Abstract

Street Corner Secrets uses critical ethnography, archival research, and discourse analysis to effectively analyze the ways in which poor migrant women engage in sexual commerce as one of the means for survival and livelihood. Shah’s multisite research study has been conducted at three different locales: a nakawhich can be defined as any crossroad or street corner where day wage laborers gather to solicit construction work, a commuter street, and lastly a red-light district in Mumbai. The respondents in Shah’s study belong to the historically marginalized scheduled caste and tribe communities. Thus, the book successfully weaves together the issues of landlessness, access to water, poverty, caste, and gender into the analytic realms of sexual commerce.
Naka, the first research site is a time bound space that manifests itself during the morning when day wage workers gather to find employment. Shah explores the naka through a gendered lens, looking at women’s differential access to workspaces and the implications of seeking employment at the naka as a woman. The complexity of women’s employment at the naka is characterized by the unstated rule that contractors hire women who are willing to provide sex. Thus, the concept of “normalizing gaze” which takes for granted that all female wage workers at the naka are sexually available becomes one of the highlights of the book.

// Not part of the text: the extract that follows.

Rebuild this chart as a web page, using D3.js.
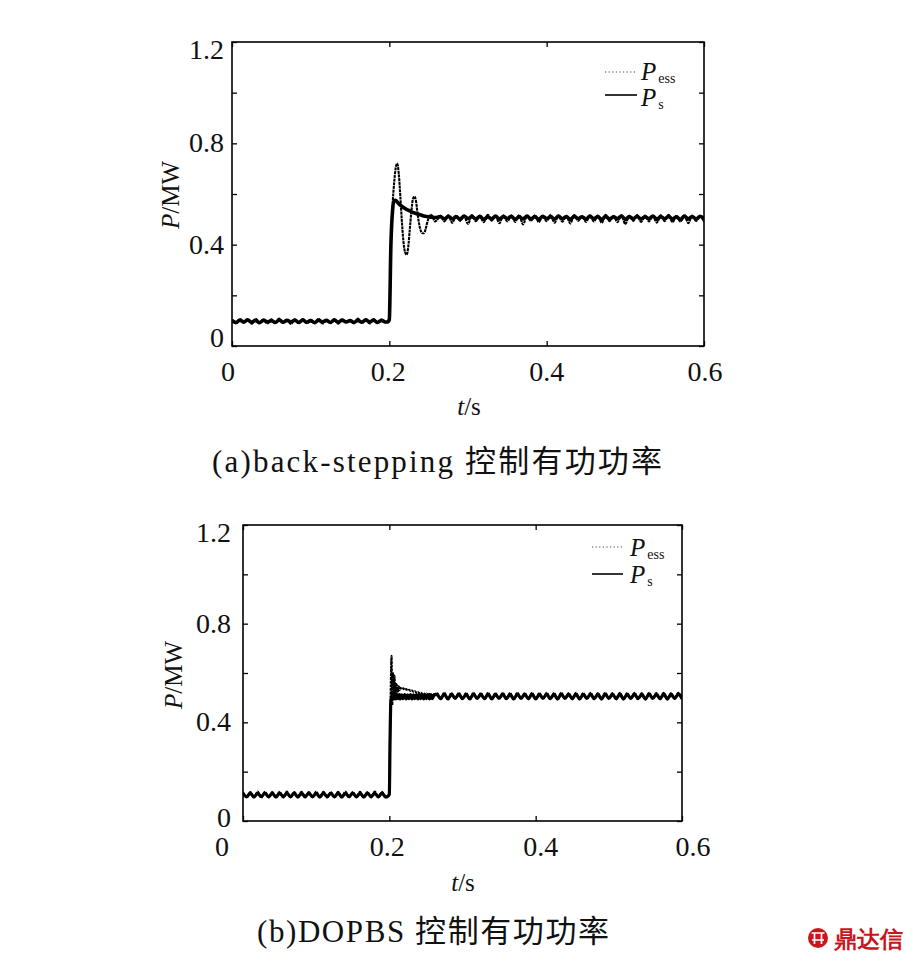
<!DOCTYPE html>
<html><head><meta charset="utf-8">
<script src="https://cdn.jsdelivr.net/npm/d3@7/dist/d3.min.js"></script>
<style>
html,body{margin:0;padding:0;background:#fff;}
svg{display:block;}
text{font-family:"Liberation Serif","Times New Roman",serif;fill:#111;}
.cjk{font-family:"Liberation Serif","Noto Sans CJK SC",serif;}
</style></head>
<body>
<svg id="c" width="913" height="961"></svg>
<script>
// ---------------- DATA ----------------
const xTicks = [0, 0.2, 0.4, 0.6];
const xTickLabels = ["0", "0.2", "0.4", "0.6"];
const yTicks = [0, 0.2, 0.4, 0.6, 0.8, 1.0, 1.2];
const yLabelValues = [0, 0.4, 0.8, 1.2];
const yTickLabels = ["0", "0.4", "0.8", "1.2"];
const seriesNames = ["P_ess", "P_s"];
const captions = ["(a)back-stepping 控制有功功率", "(b)DOPBS 控制有功功率"];

// sample times (s)
const tPre = [0,.005,.01,.015,.02,.025,.03,.035,.04,.045,.05,.055,.06,.065,.07,.075,.08,.085,.09,.095,
  .1,.105,.11,.115,.12,.125,.13,.135,.14,.145,.15,.155,.16,.165,.17,.175,.18,.185,.19,.195];
const tPost = [.265,.27,.275,.28,.285,.29,.295,.3,
  .305,.31,.315,.32,.325,.33,.335,.34,.345,.35,.355,.36,.365,.37,.375,.38,.385,.39,.395,.4,
  .405,.41,.415,.42,.425,.43,.435,.44,.445,.45,.455,.46,.465,.47,.475,.48,.485,.49,.495,.5,
  .505,.51,.515,.52,.525,.53,.535,.54,.545,.55,.555,.56,.565,.57,.575,.58,.585,.59,.595,.6];
const tTransA = [.198,.2,.202,.204,.206,.208,.21,.212,.214,.216,.218,.22,.222,.224,.226,.228,.23,.232,
  .234,.236,.238,.24,.242,.244,.246,.248,.25,.252,.254,.256,.258,.26];
const tTransB = [.199,.2,.201,.202,.203,.204,.205,.206,.207,.208,.209,.21,.211,.212,.213,.214,.215,
  .217,.219,.221,.223,.225,.227,.229,.231,.233,.235,.237,.239,.241,.243,.245,.247,.249,.251,.253,.255,.257,.259,.261];

// (a) back-stepping, P (MW)
const pessA_pre = [0.104,0.090,0.106,0.092,0.103,0.088,0.107,0.093,0.101,0.089,
  0.105,0.091,0.108,0.094,0.102,0.087,0.104,0.092,0.106,0.090,
  0.103,0.093,0.107,0.089,0.101,0.091,0.105,0.088,0.104,0.094,
  0.102,0.090,0.108,0.092,0.103,0.089,0.106,0.091,0.104,0.093];
const pessA_tr = [0.097,0.11,0.40,0.55,0.64,0.70,0.72,0.68,0.59,0.49,
  0.41,0.37,0.36,0.39,0.46,0.53,0.58,0.59,0.57,0.52,
  0.48,0.455,0.445,0.445,0.46,0.485,0.505,0.518,0.515,0.502,
  0.492,0.495];
const pessA_post = [0.514,0.492,0.516,0.486,0.515,0.494,0.512,0.482,0.517,0.493,
  0.514,0.489,0.518,0.495,0.513,0.485,0.516,0.492,0.515,0.490,
  0.517,0.480,0.514,0.494,0.516,0.489,0.513,0.493,0.518,0.487,
  0.515,0.491,0.514,0.484,0.517,0.494,0.512,0.490,0.516,0.492,
  0.515,0.486,0.518,0.493,0.513,0.489,0.516,0.481,0.514,0.494,
  0.517,0.490,0.515,0.492,0.513,0.487,0.516,0.493,0.518,0.489,
  0.514,0.491,0.517,0.485,0.515,0.494,0.513,0.489];
const psA_pre = [0.101,0.093,0.102,0.095,0.103,0.094,0.101,0.092,0.102,0.095,
  0.100,0.093,0.103,0.094,0.101,0.095,0.102,0.093,0.103,0.094,
  0.100,0.092,0.102,0.095,0.101,0.093,0.103,0.094,0.102,0.095,
  0.100,0.093,0.101,0.094,0.103,0.095,0.102,0.093,0.101,0.095];
const psA_tr = [0.095,0.105,0.40,0.53,0.572,0.575,0.568,0.562,0.556,0.551,
  0.547,0.543,0.539,0.536,0.533,0.530,0.527,0.525,0.523,0.521,
  0.519,0.517,0.515,0.513,0.512,0.511,0.510,0.509,0.508,0.508,
  0.507,0.507];
const psA_post = [0.511,0.501,0.512,0.502,0.510,0.500,0.513,0.503,0.511,0.501,
  0.512,0.499,0.510,0.502,0.513,0.501,0.511,0.503,0.512,0.500,
  0.510,0.502,0.513,0.501,0.511,0.499,0.512,0.503,0.510,0.501,
  0.513,0.502,0.511,0.500,0.512,0.503,0.510,0.501,0.513,0.502,
  0.511,0.499,0.512,0.501,0.510,0.503,0.513,0.500,0.511,0.502,
  0.512,0.501,0.510,0.503,0.513,0.500,0.511,0.502,0.512,0.501,
  0.510,0.499,0.513,0.502,0.511,0.501,0.512,0.503];

// (b) DOPBS, P (MW)
const pessB_pre = [0.118,0.096,0.117,0.097,0.119,0.095,0.118,0.096,0.117,0.097,
  0.118,0.095,0.119,0.096,0.117,0.097,0.118,0.095,0.117,0.096,
  0.119,0.097,0.118,0.095,0.117,0.096,0.118,0.097,0.119,0.095,
  0.117,0.096,0.118,0.097,0.117,0.095,0.119,0.096,0.118,0.097];
const pessB_tr = [0.105,0.11,0.35,0.55,0.67,0.47,0.60,0.50,0.59,0.51,
  0.56,0.52,0.55,0.525,0.545,0.53,0.54,
  0.535,0.538,0.532,0.535,0.53,0.532,0.527,0.529,0.524,0.526,
  0.521,0.523,0.518,0.52,0.515,0.518,0.512,0.517,0.508,0.516,
  0.506,0.515,0.505];
const pessB_post = [0.519,0.494,0.520,0.493,0.519,0.495,0.520,0.494,0.519,0.493,
  0.520,0.495,0.519,0.494,0.520,0.493,0.519,0.495,0.520,0.494,
  0.519,0.493,0.520,0.495,0.519,0.494,0.520,0.493,0.519,0.495,
  0.520,0.494,0.519,0.493,0.520,0.495,0.519,0.494,0.520,0.493,
  0.519,0.495,0.520,0.494,0.519,0.493,0.520,0.495,0.519,0.494,
  0.520,0.493,0.519,0.495,0.520,0.494,0.519,0.493,0.520,0.495,
  0.519,0.494,0.520,0.493,0.519,0.495,0.520,0.494];
const psB_pre = [0.112,0.098,0.113,0.097,0.112,0.099,0.113,0.098,0.112,0.097,
  0.113,0.099,0.112,0.098,0.113,0.097,0.112,0.099,0.113,0.098,
  0.112,0.097,0.113,0.099,0.112,0.098,0.113,0.097,0.112,0.099,
  0.113,0.098,0.112,0.097,0.113,0.099,0.112,0.098,0.113,0.097];
const psB_tr = [0.103,0.11,0.33,0.48,0.50,0.51,0.495,0.512,0.496,0.511,
  0.495,0.512,0.497,0.511,0.496,0.512,0.495,
  0.511,0.496,0.512,0.495,0.511,0.496,0.512,0.495,0.511,0.496,
  0.512,0.495,0.511,0.496,0.512,0.495,0.511,0.496,0.512,0.495,
  0.511,0.496,0.512];
const psB_post = [0.513,0.496,0.514,0.495,0.513,0.497,0.514,0.496,0.513,0.495,
  0.514,0.497,0.513,0.496,0.514,0.495,0.513,0.497,0.514,0.496,
  0.513,0.495,0.514,0.497,0.513,0.496,0.514,0.495,0.513,0.497,
  0.514,0.496,0.513,0.495,0.514,0.497,0.513,0.496,0.514,0.495,
  0.513,0.497,0.514,0.496,0.513,0.495,0.514,0.497,0.513,0.496,
  0.514,0.495,0.513,0.497,0.514,0.496,0.513,0.495,0.514,0.497,
  0.513,0.496,0.514,0.495,0.513,0.497,0.514,0.496];

// ---------------- BUILD ----------------
function series(tArrs, vArrs){
  let out = [];
  tArrs.forEach((ts,i)=>{ out = out.concat(d3.zip(ts, vArrs[i])); });
  return out;
}
const charts = [
  { left:232, right:704, top:42, bottom:346,
    pess: series([tPre,tTransA,tPost],[pessA_pre,pessA_tr,pessA_post]),
    ps: series([tPre,tTransA,tPost],[psA_pre,psA_tr,psA_post]),
    psWidth:3.6,
    xLabDx:[-4,-1,0,1], xLabY:381, yLabX:224, yLabDy:[1,9,9,17],
    yTitle:[170,195], xTitle:[469,415],
    legend:{x1:605,x2:637,y1:72,y2:95,tx:641,b1:80,b2:106},
    caption:{x:212, len:450, y:472}, capIdx:0 },
  { left:243, right:682, top:525, bottom:821,
    pess: series([tPre,tTransB,tPost],[pessB_pre,pessB_tr,pessB_post]),
    ps: series([tPre,tTransB,tPost],[psB_pre,psB_tr,psB_post]),
    psWidth:3.2,
    xLabDx:[-21,-2,5,11], xLabY:856, yLabX:231, yLabDy:[6,9,9,17],
    yTitle:[173,675], xTitle:[463,891],
    legend:{x1:592,x2:623,y1:547,y2:574,tx:630,b1:556,b2:583},
    caption:{x:257, len:352, y:942}, capIdx:1 }
];

const svg = d3.select("#c");

charts.forEach(c=>{
  const x = d3.scaleLinear().domain([0,0.6]).range([c.left,c.right]);
  const y = d3.scaleLinear().domain([0,1.2]).range([c.bottom,c.top]);
  const g = svg.append("g");

  const clip = "clip"+c.capIdx;
  svg.append("clipPath").attr("id",clip).append("rect")
    .attr("x",c.left).attr("y",c.top).attr("width",c.right-c.left).attr("height",c.bottom-c.top);

  const line = d3.line().x(d=>x(d[0])).y(d=>y(d[1])).curve(d3.curveMonotoneX);
  g.append("path").datum(c.ps).attr("d",line).attr("fill","none")
    .attr("stroke","#000").attr("stroke-width",c.psWidth).attr("stroke-linejoin","round")
    .attr("clip-path",`url(#${clip})`);
  g.append("path").datum(c.pess).attr("d",line).attr("fill","none")
    .attr("stroke","#000").attr("stroke-width",2.1).attr("stroke-dasharray","3,0.7")
    .attr("clip-path",`url(#${clip})`);

  // ticks on four sides, inward
  const styleAxis = s=>{ s.select(".domain").remove(); s.selectAll(".tick line").attr("stroke","#000").attr("stroke-width",1.3); s.selectAll(".tick text").remove(); };
  g.append("g").attr("transform",`translate(0,${c.bottom})`).call(d3.axisBottom(x).tickValues(xTicks).tickSize(-5).tickFormat("")).call(styleAxis);
  g.append("g").attr("transform",`translate(0,${c.top})`).call(d3.axisTop(x).tickValues(xTicks).tickSize(-5).tickFormat("")).call(styleAxis);
  g.append("g").attr("transform",`translate(${c.left},0)`).call(d3.axisLeft(y).tickValues(yTicks).tickSize(-5).tickFormat("")).call(styleAxis);
  g.append("g").attr("transform",`translate(${c.right},0)`).call(d3.axisRight(y).tickValues(yTicks).tickSize(-5).tickFormat("")).call(styleAxis);

  g.append("rect").attr("x",c.left).attr("y",c.top).attr("width",c.right-c.left).attr("height",c.bottom-c.top)
    .attr("fill","none").attr("stroke","#000").attr("stroke-width",1.6);

  // tick labels
  xTicks.forEach((v,i)=>{
    g.append("text").attr("x",x(v)+c.xLabDx[i]).attr("y",c.xLabY).attr("text-anchor","middle")
      .attr("font-size",28).text(xTickLabels[i]);
  });
  yLabelValues.forEach((v,i)=>{
    g.append("text").attr("x",c.yLabX).attr("y",y(v)+c.yLabDy[i]).attr("text-anchor","end")
      .attr("font-size",28).text(yTickLabels[i]);
  });

  // axis titles
  const yt = g.append("text").attr("transform",`translate(${c.yTitle[0]},${c.yTitle[1]}) rotate(-90)`)
    .attr("text-anchor","middle").attr("dy","0.35em").attr("font-size",25);
  yt.append("tspan").attr("font-style","italic").text("P");
  yt.append("tspan").text("/MW");
  const xt = g.append("text").attr("x",c.xTitle[0]).attr("y",c.xTitle[1]).attr("text-anchor","middle").attr("font-size",25);
  xt.append("tspan").attr("font-style","italic").text("t");
  xt.append("tspan").text("/s");

  // legend
  const L = c.legend;
  g.append("line").attr("x1",L.x1).attr("x2",L.x2).attr("y1",L.y1).attr("y2",L.y1)
    .attr("stroke","#444").attr("stroke-width",1.2).attr("stroke-dasharray","1.2,2.4");
  g.append("line").attr("x1",L.x1).attr("x2",L.x2).attr("y1",L.y2).attr("y2",L.y2)
    .attr("stroke","#000").attr("stroke-width",1.6);
  const l1 = g.append("text").attr("x",L.tx).attr("y",L.b1).attr("font-size",25);
  l1.append("tspan").attr("font-style","italic").text(seriesNames[0].split("_")[0]);
  l1.append("tspan").attr("font-size",14).attr("dy",3).attr("dx",2).text(seriesNames[0].split("_")[1]);
  const l2 = g.append("text").attr("x",L.tx).attr("y",L.b2).attr("font-size",25);
  l2.append("tspan").attr("font-style","italic").text(seriesNames[1].split("_")[0]);
  l2.append("tspan").attr("font-size",14).attr("dy",3).attr("dx",2).text(seriesNames[1].split("_")[1]);

  // caption
  g.append("text").attr("class","cjk").attr("x",c.caption.x).attr("y",c.caption.y)
    .attr("font-size",31).attr("textLength",c.caption.len).attr("lengthAdjust","spacing")
    .text(captions[c.capIdx]);
});

// watermark
const wm = svg.append("g");
wm.append("circle").attr("cx",818).attr("cy",938).attr("r",10).attr("fill","#c8161d");
wm.append("path").attr("d","M811.5,933 L824.5,933 M814.5,933 L814.5,944 M821.5,933 L821.5,944 M812,940 L824,940")
  .attr("stroke","#fff").attr("stroke-width",1.7).attr("fill","none");
wm.append("text").attr("x",834).attr("y",947).attr("font-size",23).attr("font-weight","bold")
  .attr("font-family","'Noto Sans CJK SC',sans-serif").style("fill","#c8161d").text("鼎达信");
</script>
</body></html>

A commuter street located near a railway station is the second research site. Shah documents migrant women from rural areas, who come to Mumbai to do sex work on the street and utilize its anonymity. The women engage in agricultural labor and daily wage labor in villages, while sex work is seen as a subsidiary income generation strategy. Unlike the naka, sex work is openly solicited and negotiated on the street. Moral policing by middle-class residents and merchants on the street, police violence, and meagre earnings mark the lives of the migrant street sex workers. Therefore, one frequently comes across the notion of “izzat” (honor) and its felt subsequent loss due to engagement in sex work within woman’s narratives.
The third ethnographic site is Kamathipura, a red-light district since colonial times. Shah argues that once violence is disintegrated from prostitution, then the red-light district can be imagined as a zone where sex workers organize for work and agitate against the excesses of clients, pimps, and police. Shah documents how sex work has gone underground due to the demolition of slums, legal criminalization, and the growing interest of real estate developers in red-light districts. The temporality of residential spaces and the ever-present threat of demolition and displacement characterize the lives of participants in all three research sites.
Shah has filled a gap in gender studies and labor studies by the ethnographic study of a “hidden population,” which was until now either ignored or underrepresented in academia. She takes us beyond the “choice” vis-à-vis “force” paradigm and explores sexual commerce as negotiation for daily survival. The book makes a contribution to the sociology of everyday life by documenting the daily patterns of women in sexual commerce. However, the ethnographic study could have benefited from interviews with stakeholders like contractors, merchants, and police personnel, making it richer. The book is a must read for scholars of gendered labor, sexual labor, and women’s ethnography. Most importantly, the book will be an enriching read for anyone interested in women’s studies.